Et bien qu'il adore jouer du violon, il ne répète plus aujourd'hui qu'une heure par jour.

«Je crois que bien des violonistes continuent de répéter plusieurs heures par jour toute leur vie parce qu'ils croient que c'est nécessaire, mais je ne crois pas que ce le soit. Si vous l'avez fait pendant un certain nombre d'années, à ce niveau, votre cerveau sait quoi faire.»

Au service de la musique

Bien que les violonistes-vedettes subjuguent les foules depuis Paganini, Christian Tetzlaff n'aime pas ce phénomène. Pour lui, un interprète doit avant tout se mettre au service de la musique et non devenir un héros sur scène.

«Le vedettariat est totalement contradictoire avec l'essence même de la musique classique, dit-il. Cela ruine tout. Ce qui doit être émouvant, c'est ce que le compositeur veut nous dire. Pas la personnalité du soliste. Mais le marketing musical est bâti autour du soliste et du culte de la personnalité, comme en musique populaire. Pourtant, les seules choses qui devraient compter pour toucher le coeur, ce sont les oeuvres, et non les interprètes.»

Il n'est pas non plus un adepte du mélange des genres et ne prise pas les initiatives qui rapprochent classique et populaire. Pour lui, la musique classique garde une dimension spirituelle qui la rend unique.

«En tant que soliste, j'ai un but très simple. La plupart des pièces que je joue parlent de l'âme humaine, de ses peines et de ses joies. La musique populaire touche beaucoup de gens et leur fait vivre de belles émotions.
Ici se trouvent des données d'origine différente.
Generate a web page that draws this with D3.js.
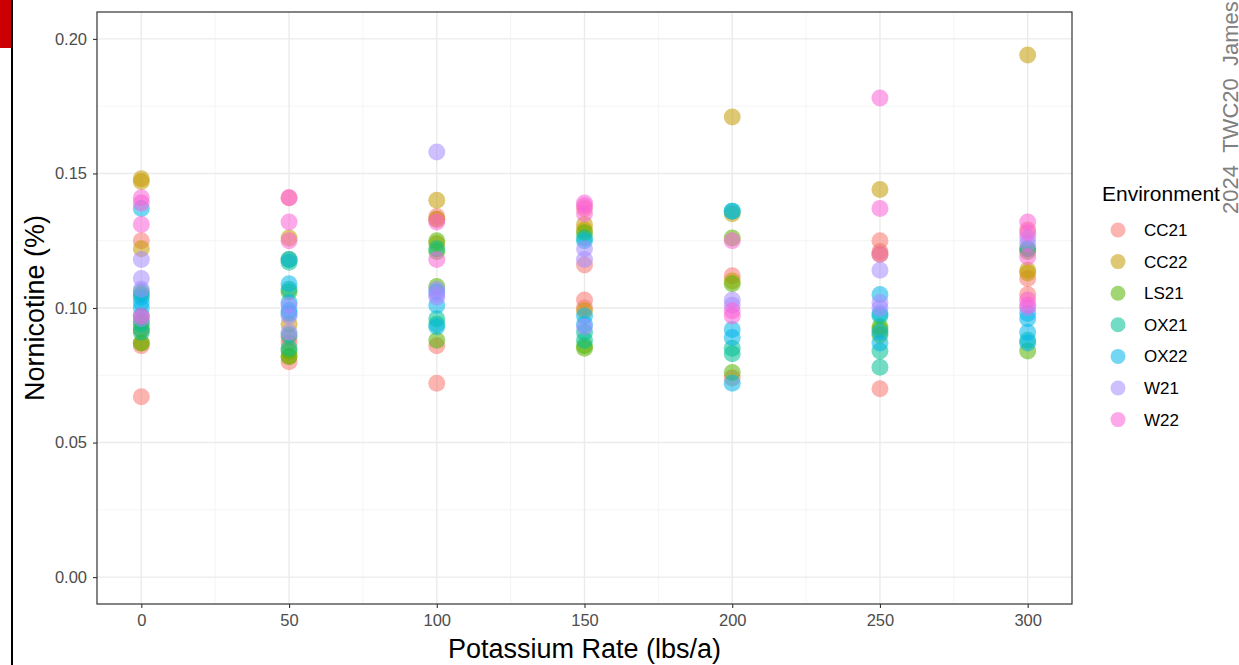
<!DOCTYPE html>
<html>
<head>
<meta charset="utf-8">
<script src="https://cdn.jsdelivr.net/npm/d3@7"></script>
<style>
  html, body { margin: 0; padding: 0; background: #fff; }
  svg { display: block; font-family: Arial, "Liberation Sans", sans-serif; }
</style>
</head>
<body>
<svg id="chart" width="1239" height="665"></svg>
<script>
// ---- data ----
const rates = [0, 50, 100, 150, 200, 250, 300];
const environments = ["CC21", "CC22", "LS21", "OX21", "OX22", "W21", "W22"];
const envColors = ["#F8766D", "#C49A00", "#53B400", "#00C094", "#00B6EB", "#A58AFF", "#FB61D7"];
const xTicks = [0, 50, 100, 150, 200, 250, 300];
const yTicks = [0.00, 0.05, 0.10, 0.15, 0.20];
const yTickLabels = ["0.00", "0.05", "0.10", "0.15", "0.20"];

// values per rate (index matches rates)
const CC21 = [[0.125, 0.092, 0.086, 0.067], [0.141, 0.089, 0.080, 0.087], [0.134, 0.133, 0.086, 0.072], [0.137, 0.116, 0.103, 0.100], [0.112, 0.074], [0.125, 0.121, 0.070], [0.129, 0.122, 0.111, 0.105]];
const CC22 = [[0.148, 0.147, 0.122, 0.087], [0.126, 0.094, 0.082], [0.140, 0.133, 0.124], [0.131, 0.129, 0.099], [0.171, 0.135, 0.110], [0.144, 0.120], [0.194, 0.114, 0.113]];
const LS21 = [[0.105, 0.092, 0.087, 0.095], [0.118, 0.106, 0.084, 0.082], [0.125, 0.121, 0.108, 0.088], [0.128, 0.085, 0.086], [0.126, 0.109, 0.076], [0.093, 0.092, 0.090], [0.121, 0.084]];
const OX21 = [[0.106, 0.097, 0.094, 0.091], [0.117, 0.107, 0.090, 0.085], [0.122, 0.096, 0.094], [0.126, 0.091, 0.088], [0.136, 0.085, 0.083], [0.097, 0.084, 0.078], [0.122, 0.088]];
const OX22 = [[0.137, 0.104, 0.102, 0.100], [0.118, 0.109, 0.102, 0.099, 0.098], [0.106, 0.101, 0.093], [0.125, 0.097, 0.094], [0.136, 0.092, 0.089, 0.072], [0.105, 0.098, 0.091, 0.087], [0.098, 0.096, 0.091, 0.087]];
const W21  = [[0.118, 0.111, 0.107, 0.096], [0.101, 0.091, 0.097], [0.158, 0.107, 0.105, 0.104], [0.122, 0.118, 0.093], [0.103, 0.101], [0.114, 0.102, 0.100], [0.126, 0.124, 0.100]];
const W22  = [[0.141, 0.139, 0.131, 0.097], [0.141, 0.132, 0.125], [0.132, 0.118], [0.139, 0.138, 0.135], [0.125, 0.099, 0.097], [0.178, 0.137, 0.120], [0.132, 0.128, 0.119, 0.103, 0.101]];
const seriesValues = [CC21, CC22, LS21, OX21, OX22, W21, W22];

// ---- build point table ----
const points = [];
environments.forEach((env, ei) => {
  seriesValues[ei].forEach((vals, ri) => {
    vals.forEach(v => points.push({ env, ei, rate: rates[ri], value: v }));
  });
});

const svg = d3.select("#chart");

// decoration at left edge
svg.append("rect").attr("x", 0).attr("y", 0).attr("width", 11).attr("height", 48).attr("fill", "#cc0000");
svg.append("rect").attr("x", 11).attr("y", 0).attr("width", 2).attr("height", 665).attr("fill", "#000");

const panel = { left: 97, top: 12, right: 1072, bottom: 604 };
const x = d3.scaleLinear().domain([-15, 315]).range([panel.left, panel.right]);
const y = d3.scaleLinear().domain([-0.01, 0.21]).range([panel.bottom, panel.top]);

// panel background
svg.append("rect").attr("x", panel.left).attr("y", panel.top)
  .attr("width", panel.right - panel.left).attr("height", panel.bottom - panel.top)
  .attr("fill", "#fff");

// grid
const g = svg.append("g");
const xMinor = d3.range(25, 300, 50);
const yMinor = [0.025, 0.075, 0.125, 0.175];
g.selectAll(".xminor").data(xMinor).enter().append("line")
  .attr("x1", d => x(d)).attr("x2", d => x(d)).attr("y1", panel.top).attr("y2", panel.bottom)
  .attr("stroke", "#f2f2f2").attr("stroke-width", 0.8);
g.selectAll(".yminor").data(yMinor).enter().append("line")
  .attr("y1", d => y(d)).attr("y2", d => y(d)).attr("x1", panel.left).attr("x2", panel.right)
  .attr("stroke", "#f2f2f2").attr("stroke-width", 0.8);
g.selectAll(".xmajor").data(xTicks).enter().append("line")
  .attr("x1", d => x(d)).attr("x2", d => x(d)).attr("y1", panel.top).attr("y2", panel.bottom)
  .attr("stroke", "#ebebeb").attr("stroke-width", 1.4);
g.selectAll(".ymajor").data(yTicks).enter().append("line")
  .attr("y1", d => y(d)).attr("y2", d => y(d)).attr("x1", panel.left).attr("x2", panel.right)
  .attr("stroke", "#ebebeb").attr("stroke-width", 1.4);

// points
svg.append("g").selectAll("circle").data(points).enter().append("circle")
  .attr("cx", d => x(d.rate)).attr("cy", d => y(d.value)).attr("r", 8.5)
  .attr("fill", d => envColors[d.ei]).attr("fill-opacity", 0.55);

// panel border
svg.append("rect").attr("x", panel.left).attr("y", panel.top)
  .attr("width", panel.right - panel.left).attr("height", panel.bottom - panel.top)
  .attr("fill", "none").attr("stroke", "#333333").attr("stroke-width", 1.2);

// axes
const xAxis = d3.axisBottom(x).tickValues(xTicks).tickSize(4).tickPadding(6).tickFormat(d3.format("d"));
const yAxis = d3.axisLeft(y).tickValues(yTicks).tickSize(4).tickPadding(6).tickFormat((d, i) => yTickLabels[i]);
const gx = svg.append("g").attr("transform", `translate(0,${panel.bottom})`).call(xAxis);
const gy = svg.append("g").attr("transform", `translate(${panel.left},0)`).call(yAxis);
[gx, gy].forEach(a => {
  a.select(".domain").remove();
  a.selectAll(".tick line").attr("stroke", "#333333").attr("stroke-width", 1.1);
  a.selectAll(".tick text").attr("fill", "#4d4d4d").style("font-size", "16.5px")
    .style("font-family", "Arial, 'Liberation Sans', sans-serif");
});

// axis titles
svg.append("text").attr("x", (panel.left + panel.right) / 2).attr("y", 658)
  .attr("text-anchor", "middle").attr("fill", "#000").style("font-size", "27px")
  .text("Potassium Rate (lbs/a)");
svg.append("text").attr("transform", `translate(44,${(panel.top + panel.bottom) / 2}) rotate(-90)`)
  .attr("text-anchor", "middle").attr("fill", "#000").style("font-size", "27px")
  .text("Nornicotine (%)");

// legend
const lg = svg.append("g");
lg.append("text").attr("x", 1102).attr("y", 201).style("font-size", "21px").attr("fill", "#000").text("Environment");
const items = lg.selectAll(".item").data(environments).enter().append("g")
  .attr("transform", (d, i) => `translate(0,${230 + i * 31.6})`);
items.append("circle").attr("cx", 1118).attr("cy", 0).attr("r", 7.5)
  .attr("fill", (d, i) => envColors[i]).attr("fill-opacity", 0.55);
items.append("text").attr("x", 1144).attr("y", 6).style("font-size", "17px").attr("fill", "#000").text(d => d);

// right-edge caption
svg.append("text").attr("transform", "translate(1238,214) rotate(-90)")
  .attr("text-anchor", "start").attr("fill", "#808080").style("font-size", "22px")
  .text("2024_TWC20_James.");
</script>
</body>
</html>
Mais je suis heureux que le concert classique soit l'un des derniers endroits où l'on s'assoit encore ensemble pour élever notre âme. C'est quelque chose d'important. Ce sont pour moi des moments spirituels, que j'écoute ou que je joue. Une émotion unit toutes les personnes présentes et je suis content de pouvoir en faire partie.»

_____________________________________________________________________________

Christian Tetzlaff avec l'OSM, les 4 et 6 novembre, 20h, à la Maison symphonique.